_RECORDED INFORMATION:_
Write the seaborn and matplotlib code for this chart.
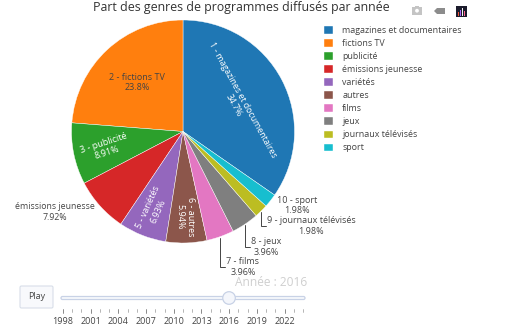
import matplotlib
matplotlib.use("Agg")
import matplotlib.pyplot as plt
from matplotlib.patches import Rectangle, FancyBboxPatch, Circle, Polygon
import seaborn as sns

genres = ["magazines et documentaires", "fictions TV", "publicité", "émissions jeunesse",
          "variétés", "autres", "films", "jeux", "journaux télévisés", "sport"]
values = [35, 24, 9, 8, 7, 6, 4, 4, 2, 2]
percents = ["34.7%", "23.8%", "8.91%", "7.92%", "6.93%", "5.94%", "3.96%", "3.96%", "1.98%", "1.98%"]
years = list(range(1998, 2025))
year_labels = list(range(1998, 2023, 3))
current_year = 2016

sns.set_theme(style="white")
plt.rcParams["font.family"] = ["Open Sans", "DejaVu Sans"]
palette = sns.color_palette("tab10", len(values))
W, H = 512, 332
INK = "#444444"
fig = plt.figure(figsize=(W / 100, H / 100), dpi=100, facecolor="white")

# pie: first slice ends at twelve o'clock, the others follow counter-clockwise
cx, cy, r = 183, 131.5, 111.5
ax = fig.add_axes([(cx - r) / W, 1 - (cy + r) / H, 2 * r / W, 2 * r / H])
start = 90 - 360 * values[0] / sum(values)
wedges, _ = ax.pie(values, colors=palette, startangle=start, counterclock=True, radius=1,
                   wedgeprops=dict(edgecolor="white", linewidth=0.3))
ax.set_xlim(-1, 1)
ax.set_ylim(-1, 1)

# pixel overlay
ov = fig.add_axes([0, 0, 1, 1], zorder=5)
ov.set_xlim(0, W)
ov.set_ylim(H, 0)
ov.axis("off")
ov.patch.set_alpha(0)

ov.text(241.5, 7, "Part des genres de programmes diffusés par année", ha="center", va="center",
        fontsize=8.9, color="#333333")

# inside labels
def lab(i, x, y, rot, color="white", size=6.5):
    ov.text(x, y, f"{i + 1} - {genres[i]}\n{percents[i]}", ha="center", va="center", rotation=rot,
            rotation_mode="anchor", multialignment="center", fontsize=size, color=color, linespacing=1.25)

lab(0, 238, 102.5, -61, size=6.3)
lab(1, 137, 82.5, 0, INK)
lab(2, 105.5, 148, 18)
lab(4, 153, 209.5, 66)
lab(5, 185, 217, -90)

# outside labels
for i, x, y in [(9, 297, 205.5), (8, 311, 226), (7, 266, 247), (6, 243, 267)]:
    ov.text(x, y, f"{i + 1} - {genres[i]}\n{percents[i]}", ha="center", va="center",
            fontsize=6.5, color=INK, linespacing=1.25)
ov.text(54.5, 212, f"{genres[3]}\n{percents[3]}", ha="center", va="center", fontsize=6.3,
        color=INK, linespacing=1.25)
for x, y0, y1, x1 in [(261, 212, 226, 266), (245, 225, 247, 250), (220, 238, 267, 225)]:
    ov.plot([x, x, x1], [y0, y1, y1], color=INK, lw=0.7, solid_joinstyle="miter")

# legend
leg = ov.legend(wedges, genres, loc="upper left", bbox_to_anchor=(324 / W, 1 - 26 / H),
                frameon=False, fontsize=6.4, labelcolor=INK, handlelength=1.03, handleheight=0.93,
                handletextpad=1.03, labelspacing=0.455, borderaxespad=0, borderpad=0)

# play button and slider
ov.add_patch(FancyBboxPatch((20, 286), 33, 22, boxstyle="round,pad=0,rounding_size=1.5",
                            fc="#f8f9fc", ec="#d8dee9", lw=0.8))
ov.text(36.5, 296.5, "Play", ha="center", va="center", fontsize=6.4, color=INK)
ov.add_patch(FancyBboxPatch((61, 296.5), 244, 3, boxstyle="round,pad=0,rounding_size=1.5",
                            fc="#f8f9fc", ec="#c8d2e6", lw=0.9))
def xpos(y):
    return 63 + (y - years[0]) * 9.23
for y in years:
    major = y in year_labels
    ov.plot([xpos(y)] * 2, [309, 313 if major else 311.5], color="#333333", lw=0.5, alpha=0.8 if major else 0.5)
for y in year_labels:
    ov.text(xpos(y), 322, str(y), ha="center", va="center", fontsize=6.5, color=INK)
ov.add_patch(Circle((xpos(current_year) - 0.1, 298), 6.3, fc="#f4f6fb", ec="#c8d2e6", lw=0.9, zorder=6))
ov.text(271, 282, f"Année : {current_year}", ha="center", va="center", fontsize=8.6, color="#cfcfcf", zorder=7)

# mode bar
ov.add_patch(Rectangle((412, 7), 10, 7.5, fc="#c4c4c4", ec="none"))
ov.add_patch(Rectangle((415, 5.5), 4, 2, fc="#c4c4c4", ec="none"))
ov.add_patch(Circle((417, 10.7), 1.9, fc="white", ec="none"))
ov.add_patch(Polygon([(434, 11), (437, 8), (445, 8), (445, 14), (437, 14)], fc="#8c8c8c", ec="none"))
ov.add_patch(Rectangle((456, 6), 10.5, 10.5, fc="#1c1c2c", ec="none"))
for i, (x, h, c) in enumerate([(457.5, 4, "#ef553b"), (459.5, 6, "#ab63fa"), (461.5, 8, "#f5f5f5"), (463.5, 5, "#ff6692")]):
    ov.add_patch(Rectangle((x, 15.5 - h), 1.2, h, fc=c, ec="none"))

fig.savefig("out.png", dpi=100, facecolor="white")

_TASK STATEMENT:_
Leave out any pictures, please, and quote only the lines from the top of the data through the line that contains "ov.patch.set_alpha(0)".

_SOLUTION:_
Write the seaborn and matplotlib code for this chart.
import matplotlib
matplotlib.use("Agg")
import matplotlib.pyplot as plt
from matplotlib.patches import Rectangle, FancyBboxPatch, Circle, Polygon
import seaborn as sns

genres = ["magazines et documentaires", "fictions TV", "publicité", "émissions jeunesse",
          "variétés", "autres", "films", "jeux", "journaux télévisés", "sport"]
values = [35, 24, 9, 8, 7, 6, 4, 4, 2, 2]
percents = ["34.7%", "23.8%", "8.91%", "7.92%", "6.93%", "5.94%", "3.96%", "3.96%", "1.98%", "1.98%"]
years = list(range(1998, 2025))
year_labels = list(range(1998, 2023, 3))
current_year = 2016

sns.set_theme(style="white")
plt.rcParams["font.family"] = ["Open Sans", "DejaVu Sans"]
palette = sns.color_palette("tab10", len(values))
W, H = 512, 332
INK = "#444444"
fig = plt.figure(figsize=(W / 100, H / 100), dpi=100, facecolor="white")

# pie: first slice ends at twelve o'clock, the others follow counter-clockwise
cx, cy, r = 183, 131.5, 111.5
ax = fig.add_axes([(cx - r) / W, 1 - (cy + r) / H, 2 * r / W, 2 * r / H])
start = 90 - 360 * values[0] / sum(values)
wedges, _ = ax.pie(values, colors=palette, startangle=start, counterclock=True, radius=1,
                   wedgeprops=dict(edgecolor="white", linewidth=0.3))
ax.set_xlim(-1, 1)
ax.set_ylim(-1, 1)

# pixel overlay
ov = fig.add_axes([0, 0, 1, 1], zorder=5)
ov.set_xlim(0, W)
ov.set_ylim(H, 0)
ov.axis("off")
ov.patch.set_alpha(0)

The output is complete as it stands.